The parties began negotiating a new agreement in September 2020. During negotiations, the county proposed updates to the Alternative Work Schedule Policy in an appendix to the agreement (the policy). The policy defined regular business hours and identified when deviations may be authorized. The policy stated expressly: "a workday cannot exceed 10 hours." The county proposed removing that language, asserting that it was redundant because the policy specifically defined work schedules as either 8 hours per day/5 days per week or 10 hours per day/4 days per week. The union objected to four items in the county's proposed changes to the policy, including the proposal to remove the language that "a workday cannot exceed 10 hours." Although the county agreed to add back the language that "a workday cannot exceed 10 hours," it did not accept all four of the union's demands and the union responded that its four objections were "all or nothing."
In a mid-November 2020 email exchange, a union representative offered edits to the county's proposed changes to the policy. The county considered the union's edits but rejected them in substance. The union responded, "Unfortunately, if the employer is unwilling to accept the union's edits, we will withdraw the issue." On a shared master tracking sheet titled "Issues and Current Status," mediators noted under the "Hours of Work" issue, "[County] drafted policy; issue dropped by union 11/19/2020." Later the parties submitted a document titled "Final Resolutions on All Issues." In the "Hours of Work" section, it stated that the policy update had been shared with the union and the issue had been resolved.

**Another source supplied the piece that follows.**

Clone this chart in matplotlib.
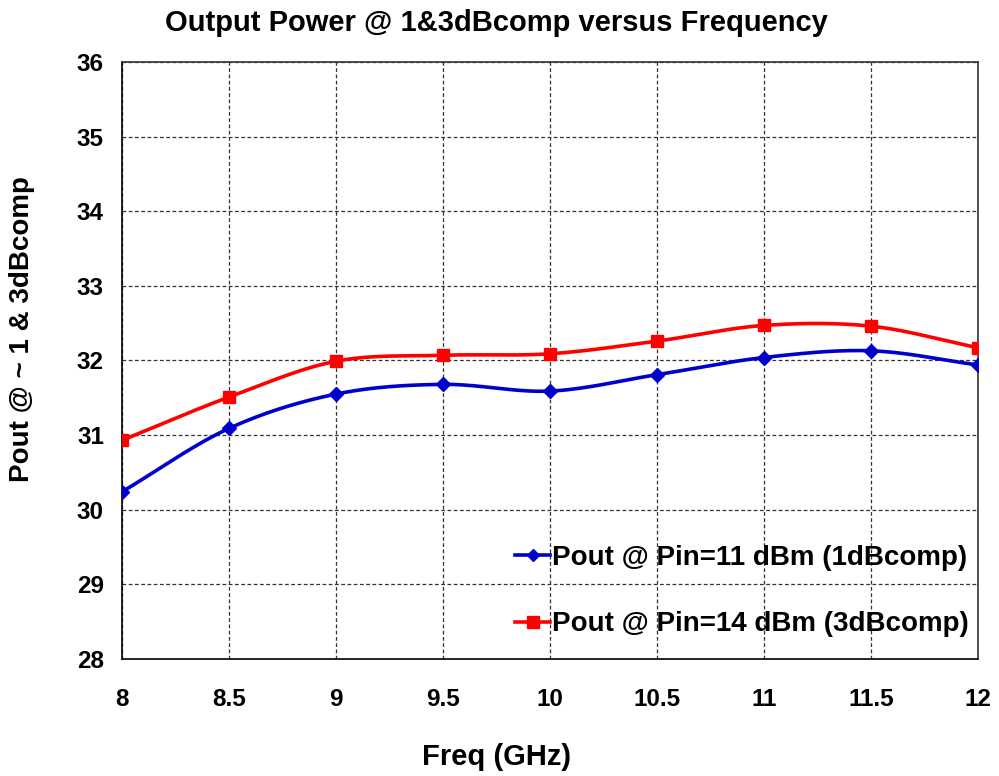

The parties reached a tentative agreement in December. The union submitted the proposed contract to its members for ratification. But because the final language of the new agreement was not yet available, the union summarized the changes to its members, noting that the policy was still being updated. The union ratified the new agreement in mid-December and the county approved it on December 22. When the final written agreement was circulated to the parties, the union realized that the language "a workday cannot exceed 10 hours" had been removed from the policy. Based on that omission, the union declined to sign the written agreement.
The union filed unfair-labor-practice charges with respondent Public Employment Relations Board (PERB) against the county alleging, in part, that the county failed to negotiate in good faith on a subject of mandatory bargaining. The union argued that it rejected the county's proposed changes to the policy and the proposed changes were dropped by both parties.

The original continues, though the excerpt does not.